S-3 We limit our attack surface: Direct access to internal tools, back-offices and infrastructure is not possible from the public internet.
S-4 We control access in one place: Over time all back-offices will plug into OpsPortal and use DH IAM service for identity and role management.
S-5 We lock away our secrets: All secrets are managed via a vault solution (Vault is recommended). We never store secrets on Github.
S-6 We simulate attacks: For publicly available services we ask the DH security team to perform a penetration test twice a year (via [email protected]).
S-7 We respect privacy: We handle personal data in accordance with the GDPR requirements by:
- Processing personal data lawfully, fairly and in a transparent manner.
- Minimizing the collection of personal data at the outset to only what is strictly necessary.
- Limiting the use of personal data to the specific purposes for which it was collected.
- Avoiding the identifiability of individuals through the use of pseudonymization and anonymization.
- Ensuring the confidentiality, integrity and availability of personal data by using state-of-the-art technical and organizational measures.
S-8 We gamify security: In order to compare teams and incentivise the right behaviour, we calculate and publish a security high score table.
Performance & Cost Efficiency
P-1 We don’t waste time: All services serve 95% of requests under 150 milliseconds.
P-2 We make cost visible on squad level: We use resource tagging on squad and service level for cloud resources, observability tools and data processing. All squads must track their weekly costs.
P-3 We leverage economies of scale: We build our systems so that cost per order decreases with increasing order numbers. We expect at least a 10% downward trend Quarter-on-Quarter.
P-4 We are frugal with logging: Observability cost should not exceed 15% of our total cloud cost.
Elite Level Rules
E-1 We are spot on: We use spot instances for at least 80% of our services.
E-2 We don’t mind disasters: No downtime during disasters of the underlying infrastructure (e.g. database deleted, region down, etcd going crazy).
E-3 We kill our mutants: We do mutation testing to validate the quality of our unit tests.

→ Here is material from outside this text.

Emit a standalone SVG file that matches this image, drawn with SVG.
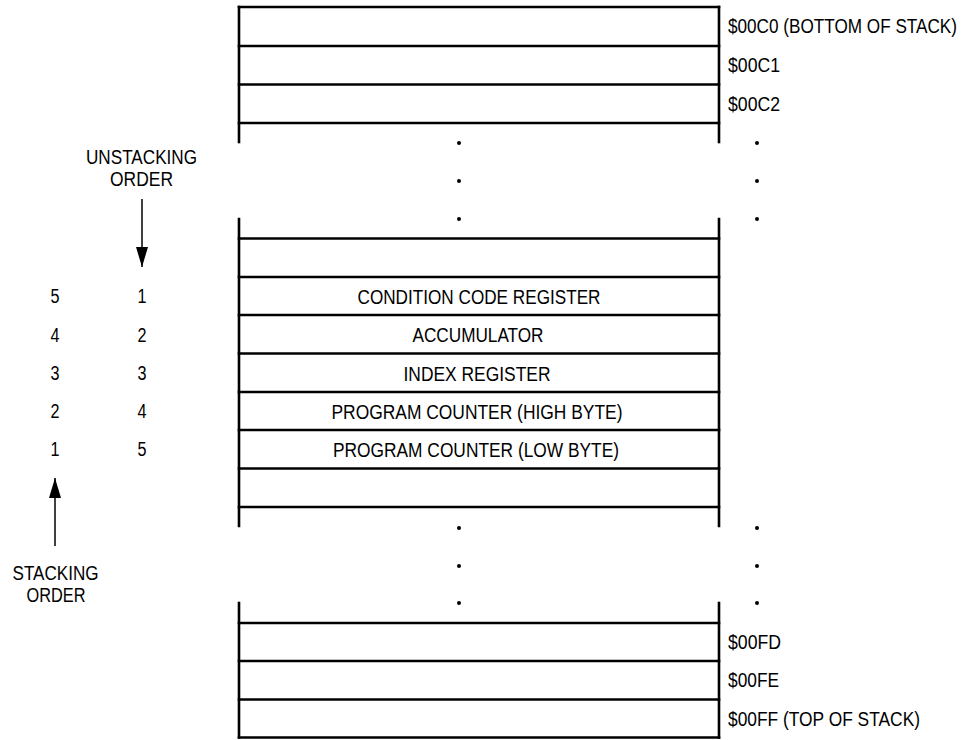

E-4 We only trust what is tested: We integrate performance and security testing in your CI/CD pipeline.
E-5 Every microsecond counts: We use gRPC/Protobuf protocol for service to service communication.
E-6 We trust each other: We use trunk based development to encourage pair programming, collective code ownership and increase code visibility within the team.
E-7 We know our metrics: We track lead time (the time it takes to go from starting development, to the deployment being made, to production), deployment frequency, meantime to restore, and change fail percentage.